Novel ini cukup menghibur, alurnya menarik. Tema buku sudah menjadi daya tarik tersendiri. Membuat kita penasaran dan tidak ingin berhenti membaca sebelum menyelesaikan kisah ini. Hanya saja ada beberapa  bagian yang entah mengapa menurut rasa saya sedikit membosankan.  Tapi hal itu cukup terasamarkan dengan banyaknya pelajaran yang bisa kita ambil dari kisah ini.

Secara tidak langsung A.J menjabarkan bagaimana proses yang perlu dilakukan bagi siapa saja yang ingin menulis—yaitu mau membaca dan mulai menulis—itulah pokok utamanya. Di sini A.J juga menyuarakan kekhawatirannya perihal buku elektronik yang sejatinya bisa menurunkan minat baca.
“Buku elektronik bukan hanya akan menghancurkan bisnisku, tapi lebih buruk lagi, membuat berabad-abda budaya baca yang kuat mengalami penurunan dengan pasti dan cepat.” (hal 229).

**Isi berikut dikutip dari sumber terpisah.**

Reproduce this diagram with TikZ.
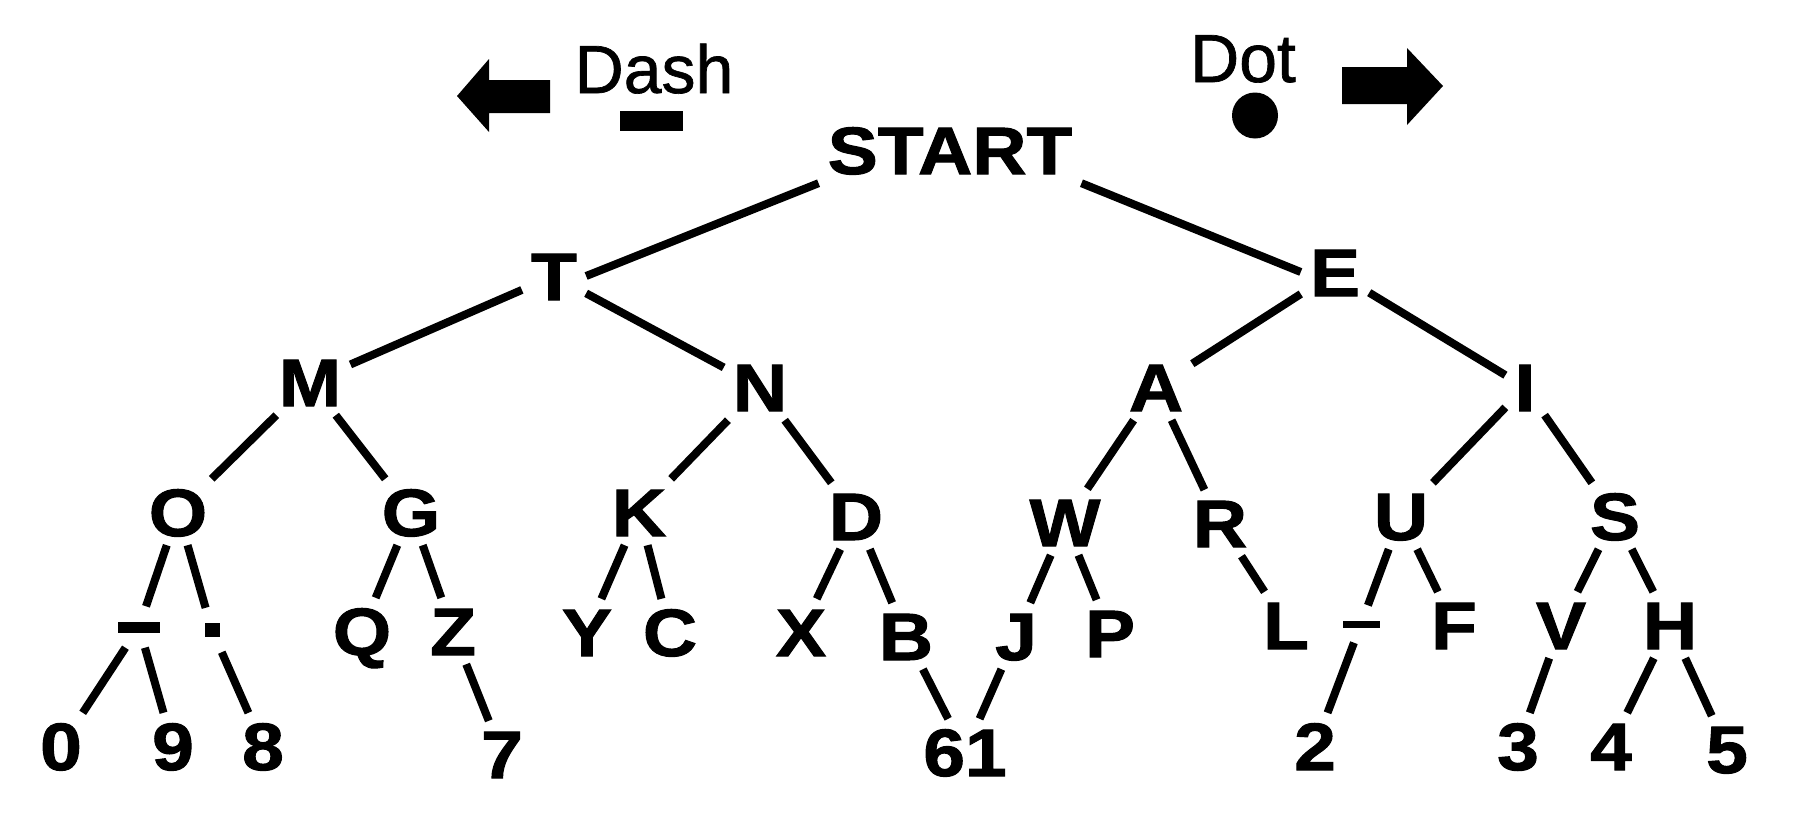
\documentclass[tikz,border=0pt]{standalone}
\usepackage{fontspec}
\newfontfamily\treefont[FakeStretch=1.12,FakeBold=1.5]{Liberation Sans}
\newfontfamily\labelfont[FakeBold=1]{Liberation Sans}

\begin{document}
\begin{tikzpicture}[x=1pt,y=-1pt]
    \tikzstyle{letter} = [font=\treefont\bfseries\fontsize{67pt}{67pt}\selectfont, inner sep=9pt, text height=48pt, text depth=0pt]
    \tikzstyle{symbol} = [inner sep=15pt]
    \tikzstyle{branch} = [line width=8pt]
    \tikzstyle{caption} = [font=\labelfont\fontsize{68pt}{68pt}\selectfont, inner sep=0pt, anchor=base]
    \useasboundingbox (0,0) rectangle (1806,819);

    % key: dash goes left, dot goes right
    \fill (457,96) -- (489,59) -- (489,80) -- (550,80) -- (550,113) -- (489,113) -- (489,132) -- cycle;
    \node[caption] (dashlabel) at (654,93) {Dash};
    \fill (620,111) rectangle (683,131);
    \node[caption] (dotlabel) at (1243,82) {Dot};
    \fill (1255,115.5) circle (23);
    \fill (1342,67) -- (1407,67) -- (1407,48) -- (1443,86) -- (1407,125) -- (1407,104) -- (1342,104) -- cycle;

    % levels 1 to 4
    \node[letter] (START) at (950,150) {START};
    \node[letter] (T) at (554,276) {T};
    \node[letter] (E) at (1335,272) {E};
    \node[letter] (M) at (310,382) {M};
    \node[letter] (N) at (760,387) {N};
    \node[letter] (A) at (1156,387) {A};
    \node[letter] (I) at (1525,387) {I};
    \node[letter] (O) at (178,512) {O};
    \node[letter] (G) at (411,512) {G};
    \node[letter] (K) at (639,512) {K};
    \node[letter] (D) at (856,516) {D};
    \node[letter] (W) at (1065,522) {W};
    \node[letter] (R) at (1220,523) {R};
    \node[letter] (U) at (1401,516) {U};
    \node[letter] (S) at (1615,516) {S};

    % level 5
    \node[symbol] (dashsym) at (139,627) {\rule{42pt}{11pt}};
    \node[symbol] (dotsym) at (212,630) {\rule{15pt}{14pt}};
    \node[letter] (Q) at (362,631) {Q};
    \node[letter] (Z) at (453,631) {Z};
    \node[letter] (Y) at (587,632) {Y};
    \node[letter] (C) at (670,632) {C};
    \node[letter] (X) at (801,632) {X};
    \node[letter] (B) at (906,636) {B};
    \node[letter] (J) at (1016,636) {J};
    \node[letter] (P) at (1110,633) {P};
    \node[letter] (L) at (1286,625) {L};
    \node[symbol] (undersym) at (1361,624) {\rule{37pt}{7pt}};
    \node[letter] (F) at (1454,625) {F};
    \node[letter] (V) at (1561,625) {V};
    \node[letter] (H) at (1670,625) {H};

    % level 6
    \node[letter] (d0) at (61,746) {0};
    \node[letter] (d9) at (173,746) {9};
    \node[letter] (d8) at (263,746) {8};
    \node[letter] (d7) at (502,754) {7};
    \node[letter] (d61) at (965,752) {61};
    \node[letter] (d2) at (1315,746) {2};
    \node[letter] (d3) at (1518,746) {3};
    \node[letter] (d4) at (1611,746) {4};
    \node[letter] (d5) at (1727,749) {5};

    \draw[branch] (START.south west) -- (T.east);
    \draw[branch] (START.south east) -- (E.west);
    \foreach \p/\c in {T/M, T/N, E/A, E/I,
                       M/O, M/G, N/K, N/D, A/W, A/R, I/U, I/S,
                       O/dashsym, O/dotsym, G/Q, G/Z, K/Y, K/C, D/X, D/B,
                       W/J, W/P, R/L, U/undersym, U/F, S/V, S/H,
                       dashsym/d0, dashsym/d9, dotsym/d8, Z/d7, B/d61, J/d61,
                       undersym/d2, V/d3, H/d4, H/d5} {
        \draw[branch] (\p) -- (\c);
    }
\end{tikzpicture}
\end{document}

Dari perjalanan hidup A.J, kita juga diajari untuk menjadi sosok kuat dan harus bangkit, meski banyak cobaan yang menerpa kita. Tak ada sesuatu yang abadi, oleh karena itu kita harus sabar ketika mendapat ujian dan selalu kuat untuk bertahan semaksimal mungkin.

Dan saya sangat setuju dengan pemikiran Nicole dan A.J sebelum mereka membangun Island Books ini di Alice “Sebuah tempat kurang sempurna tanpa toko buku.” (hal 212).